__Exercise objective__. Locate and copy each line in the data that contains the word "script".

__Dataset extract__.
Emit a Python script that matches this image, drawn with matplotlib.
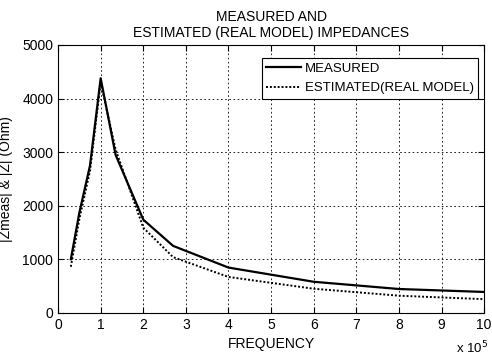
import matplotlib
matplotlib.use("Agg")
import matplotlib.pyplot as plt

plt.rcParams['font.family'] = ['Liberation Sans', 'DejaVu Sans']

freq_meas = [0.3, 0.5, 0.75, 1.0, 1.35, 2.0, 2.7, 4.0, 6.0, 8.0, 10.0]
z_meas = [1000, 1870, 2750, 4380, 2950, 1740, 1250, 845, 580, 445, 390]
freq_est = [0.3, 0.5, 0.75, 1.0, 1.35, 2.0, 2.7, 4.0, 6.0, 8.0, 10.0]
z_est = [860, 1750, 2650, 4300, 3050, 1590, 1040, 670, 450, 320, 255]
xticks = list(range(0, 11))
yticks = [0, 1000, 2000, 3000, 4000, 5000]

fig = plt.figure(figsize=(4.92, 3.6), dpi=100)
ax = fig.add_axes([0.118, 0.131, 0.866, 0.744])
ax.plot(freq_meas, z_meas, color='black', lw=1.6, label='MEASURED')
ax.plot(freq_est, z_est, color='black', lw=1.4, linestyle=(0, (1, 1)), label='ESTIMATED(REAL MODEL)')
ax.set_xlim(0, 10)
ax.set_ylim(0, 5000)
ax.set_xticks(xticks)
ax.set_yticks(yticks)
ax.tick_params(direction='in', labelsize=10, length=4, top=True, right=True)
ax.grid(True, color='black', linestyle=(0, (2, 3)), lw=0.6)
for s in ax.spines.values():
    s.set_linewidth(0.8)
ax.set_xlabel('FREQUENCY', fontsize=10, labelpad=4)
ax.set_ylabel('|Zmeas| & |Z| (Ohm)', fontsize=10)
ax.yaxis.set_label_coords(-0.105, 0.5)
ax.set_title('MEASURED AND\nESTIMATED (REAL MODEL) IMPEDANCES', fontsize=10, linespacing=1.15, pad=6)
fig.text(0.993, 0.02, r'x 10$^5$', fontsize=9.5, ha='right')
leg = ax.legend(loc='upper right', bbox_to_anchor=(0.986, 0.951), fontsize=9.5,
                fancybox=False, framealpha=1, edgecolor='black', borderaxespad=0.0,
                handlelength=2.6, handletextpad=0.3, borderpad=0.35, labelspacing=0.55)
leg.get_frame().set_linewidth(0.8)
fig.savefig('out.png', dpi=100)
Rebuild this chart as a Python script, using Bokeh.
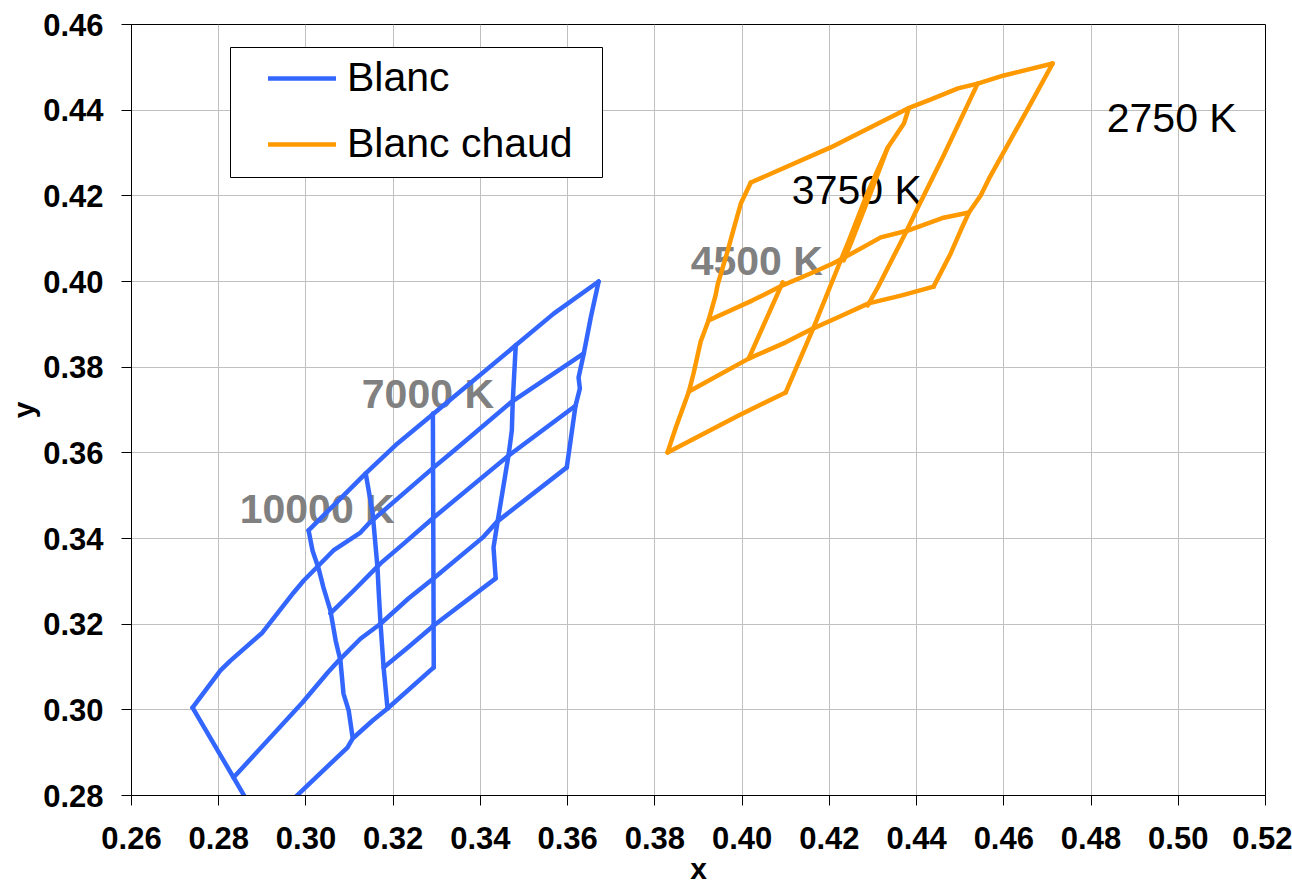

__Solution__.
Emit a Python script that matches this image, drawn with matplotlib.
Rebuild this chart as a Python script, using Bokeh.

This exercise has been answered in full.